Providing I didn't really need to wait (and I find that I rarely do), I have now avoided the need to introduce a blocking synchronization event in the main GUI thread, which could potentially lock up the GUI. Note also that I might change the Cancel case to allow for the thread to be cancelled even if it is the middle of starting, providing that this makes sense in the context of the thread computation.

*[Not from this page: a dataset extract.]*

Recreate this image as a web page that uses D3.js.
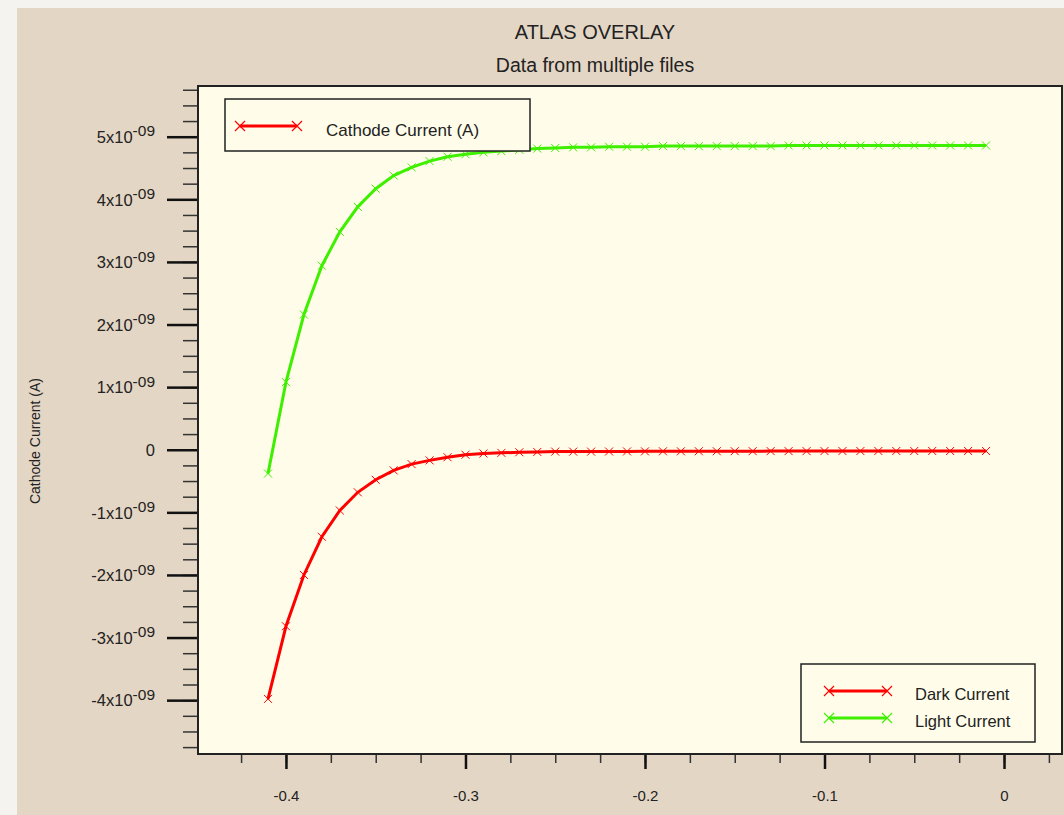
<!DOCTYPE html>
<html>
<head>
<meta charset="utf-8">
<script src="https://cdn.jsdelivr.net/npm/d3@7"></script>
<style>
  html, body { margin: 0; padding: 0; background: #f5f3f0; }
  svg { display: block; }
  text { font-family: "Liberation Sans", Arial, sans-serif; fill: #222; }
</style>
</head>
<body>
<svg id="chart" width="1064" height="815"></svg>
<script>
// ---- data ----
const voltages = [-0.41,-0.40,-0.39,-0.38,-0.37,-0.36,-0.35,-0.34,-0.33,-0.32,-0.31,-0.30,-0.29,-0.28,-0.27,-0.26,-0.25,-0.24,-0.23,-0.22,-0.21,-0.20,-0.19,-0.18,-0.17,-0.16,-0.15,-0.14,-0.13,-0.12,-0.11,-0.10,-0.09,-0.08,-0.07,-0.06,-0.05,-0.04,-0.03,-0.02,-0.01];
const darkCurrent = [-3.98e-9,-2.82e-9,-2.00e-9,-1.39e-9,-0.97e-9,-0.68e-9,-0.48e-9,-0.33e-9,-0.23e-9,-0.17e-9,-0.12e-9,-0.08e-9,-0.06e-9,-0.05e-9,-0.04e-9,-0.035e-9,-0.03e-9,-0.03e-9,-0.03e-9,-0.028e-9,-0.027e-9,-0.026e-9,-0.025e-9,-0.025e-9,-0.024e-9,-0.024e-9,-0.023e-9,-0.023e-9,-0.022e-9,-0.022e-9,-0.022e-9,-0.021e-9,-0.021e-9,-0.021e-9,-0.02e-9,-0.02e-9,-0.02e-9,-0.02e-9,-0.02e-9,-0.02e-9,-0.02e-9];
const lightCurrent = [-0.38e-9,1.08e-9,2.16e-9,2.94e-9,3.48e-9,3.88e-9,4.17e-9,4.38e-9,4.51e-9,4.61e-9,4.68e-9,4.72e-9,4.75e-9,4.77e-9,4.79e-9,4.81e-9,4.82e-9,4.83e-9,4.83e-9,4.84e-9,4.84e-9,4.84e-9,4.85e-9,4.85e-9,4.85e-9,4.85e-9,4.85e-9,4.85e-9,4.85e-9,4.86e-9,4.86e-9,4.86e-9,4.86e-9,4.86e-9,4.86e-9,4.86e-9,4.86e-9,4.86e-9,4.86e-9,4.86e-9,4.86e-9];
const seriesNames = ["Dark Current", "Light Current"];
const seriesColors = ["#ff0000", "#3ef000"];
const xMajorTicks = [-0.4, -0.3, -0.2, -0.1, 0];
const xTickLabels = ["-0.4", "-0.3", "-0.2", "-0.1", "0"];
const yMajorTicks = [5e-9, 4e-9, 3e-9, 2e-9, 1e-9, 0, -1e-9, -2e-9, -3e-9, -4e-9];
const yTickMantissa = ["5", "4", "3", "2", "1", "0", "-1", "-2", "-3", "-4"];
const titleText = "ATLAS OVERLAY";
const subtitleText = "Data from multiple files";
const yAxisTitle = "Cathode Current (A)";
const topLegendLabel = "Cathode Current (A)";

// ---- layout ----
const svg = d3.select("#chart");
const plot = {left: 198, top: 86, right: 1062, bottom: 754};
const FONT = "'Liberation Sans', Arial, sans-serif";

svg.append("rect").attr("x", 17).attr("y", 8).attr("width", 1047).attr("height", 807).attr("fill", "#e4d6c5");

const x = d3.scaleLinear().domain([-0.449, 0.0323]).range([plot.left, plot.right]);
const y = d3.scaleLinear().domain([-4.86e-9, 5.81e-9]).range([plot.bottom, plot.top]);

svg.append("rect").attr("x", plot.left).attr("y", plot.top)
  .attr("width", plot.right - plot.left).attr("height", plot.bottom - plot.top)
  .attr("fill", "#fffde9");

// titles
svg.append("text").attr("x", 595).attr("y", 39).attr("text-anchor", "middle")
  .attr("font-size", 20).text(titleText);
svg.append("text").attr("x", 595).attr("y", 72).attr("text-anchor", "middle")
  .attr("font-size", 19.5).text(subtitleText);
svg.append("text").attr("transform", "translate(40,441) rotate(-90)").attr("text-anchor", "middle")
  .attr("font-size", 14).text(yAxisTitle);

// minor ticks
const xMinor = d3.range(-0.45, 0.03, 0.025).map(v => +v.toFixed(3)).filter(v => x(v) >= plot.left - 1 && x(v) <= plot.right);
const yMinor = d3.range(-4.75e-9, 5.8e-9, 0.25e-9).map(v => +v.toExponential(3));

const xMinorAxis = d3.axisBottom(x).tickValues(xMinor).tickSize(9).tickFormat("").tickSizeOuter(0);
svg.append("g").attr("transform", `translate(0,${plot.bottom})`).call(xMinorAxis)
  .call(g => g.select(".domain").remove())
  .call(g => g.selectAll("line").attr("stroke", "#333").attr("stroke-width", 1.5));

const xMajorAxis = d3.axisBottom(x).tickValues(xMajorTicks).tickSize(15).tickPadding(21)
  .tickFormat((d, i) => xTickLabels[i]).tickSizeOuter(0);
svg.append("g").attr("transform", `translate(0,${plot.bottom})`).call(xMajorAxis)
  .call(g => g.select(".domain").remove())
  .call(g => g.selectAll("line").attr("stroke", "#111").attr("stroke-width", 2.5))
  .call(g => g.selectAll("text").attr("font-size", 15).attr("fill", "#222")
    .attr("font-family", FONT));

const yMinorAxis = d3.axisLeft(y).tickValues(yMinor).tickSize(15).tickFormat("").tickSizeOuter(0);
svg.append("g").attr("transform", `translate(${plot.left},0)`).call(yMinorAxis)
  .call(g => g.select(".domain").remove())
  .call(g => g.selectAll("line").attr("stroke", "#333").attr("stroke-width", 1.5));

const yMajorAxis = d3.axisLeft(y).tickValues(yMajorTicks).tickSize(31).tickPadding(12)
  .tickFormat("").tickSizeOuter(0);
svg.append("g").attr("transform", `translate(${plot.left},0)`).call(yMajorAxis)
  .call(g => g.select(".domain").remove())
  .call(g => g.selectAll("line").attr("stroke", "#111").attr("stroke-width", 2.5))
  .call(g => g.selectAll(".tick").each(function(d, i) {
    const t = d3.select(this).select("text")
      .attr("font-size", 16.5).attr("fill", "#222").attr("dy", "0.35em")
      .attr("font-family", FONT);
    t.text(null);
    if (d === 0) {
      t.append("tspan").text("0");
    } else {
      t.append("tspan").text(yTickMantissa[i] + "x10");
      t.append("tspan").attr("font-size", 15.5).attr("dy", "-0.42em").text("-09");
    }
  }));

// plot border
svg.append("rect").attr("x", plot.left).attr("y", plot.top)
  .attr("width", plot.right - plot.left).attr("height", plot.bottom - plot.top)
  .attr("fill", "none").attr("stroke", "#222").attr("stroke-width", 2);

// series
const allSeries = [darkCurrent, lightCurrent];
const line = d3.line().x(d => x(d[0])).y(d => y(d[1]));
const crossPath = (cx, cy, r) => `M${cx - r},${cy - r}L${cx + r},${cy + r}M${cx - r},${cy + r}L${cx + r},${cy - r}`;

allSeries.forEach((vals, si) => {
  const pts = voltages.map((v, i) => [v, vals[i]]);
  svg.append("path").datum(pts).attr("d", line)
    .attr("fill", "none").attr("stroke", seriesColors[si]).attr("stroke-width", 3);
  svg.append("g").selectAll("path").data(pts).join("path")
    .attr("d", d => crossPath(x(d[0]), y(d[1]), 4))
    .attr("stroke", seriesColors[si]).attr("stroke-width", 1).attr("fill", "none");
});

// legends
function legendSample(g, x1, x2, yy, color) {
  g.append("line").attr("x1", x1).attr("x2", x2).attr("y1", yy).attr("y2", yy)
    .attr("stroke", color).attr("stroke-width", 3);
  [x1, x2].forEach(cx => g.append("path").attr("d", crossPath(cx, yy, 5))
    .attr("stroke", color).attr("stroke-width", 1.2).attr("fill", "none"));
}

const leg1 = svg.append("g");
leg1.append("rect").attr("x", 225).attr("y", 99).attr("width", 305).attr("height", 52)
  .attr("fill", "#fffde9").attr("stroke", "#222").attr("stroke-width", 1.5);
legendSample(leg1, 240, 297, 126, seriesColors[0]);
leg1.append("text").attr("x", 326).attr("y", 136).attr("font-size", 17).text(topLegendLabel);

const leg2 = svg.append("g");
leg2.append("rect").attr("x", 801).attr("y", 664).attr("width", 234).attr("height", 78)
  .attr("fill", "#fffde9").attr("stroke", "#222").attr("stroke-width", 1.5);
seriesNames.forEach((name, i) => {
  const yy = 691 + i * 27;
  legendSample(leg2, 829, 887, yy, seriesColors[i]);
  leg2.append("text").attr("x", 915).attr("y", yy + 9).attr("font-size", 16.5).text(name);
});
</script>
</body>
</html>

In this case, I'd have to "poll" the cancel flag during the startup, for example, by splitting out the startup into a separate function:

void CMyClass::run( )
   {
    BOOL byCancel = FALSE;
    if(!startMe( ))
     { 
      PostMessage(UWM_THREAD_STOPPED, TRUE); // stopped by cancel
      return;
     }
    PostMessage(UWM_THREAD_STARTED);
    while(!cancelFlag)
      { /* thread loop */
    ...lengthy thread computation
      } /* thread loop */
    
    byCancel = cancelFlag;
    PostMessage(UWM_THREAD_STOPPING);
    ...lengthy thread shutdown
    PostMessage(UWM_THREAD_STOPPED, byCancel);
   }

BOOL CMyClass::startMe( )
   {
    ...do something
    if(cancelFlag)
      return FALSE;
    ...open the file on the server
    if(cancelFlag)
       {
        ...close the file on the server
        return FALSE;
       }
    ... more stuff, following above idea
    return TRUE;
   }

As usual in such cases, it is important to undo everything you have done if you detect the CancelFlag has been set during startup. I've also defined WPARAM of the message to include a flag that indicates if the thread stopped because it stopped normally or stopped because the user cancelled it (which I might use to display in the log that the thread was stopped by user request). I might also extend this to a set of enumerated types to communicate back error codes in case the thread decided to terminate because of some problem. I might even use LPARAM to hold the ::GetLastError code. You see, there are many themes-and-variations of this basic scheme.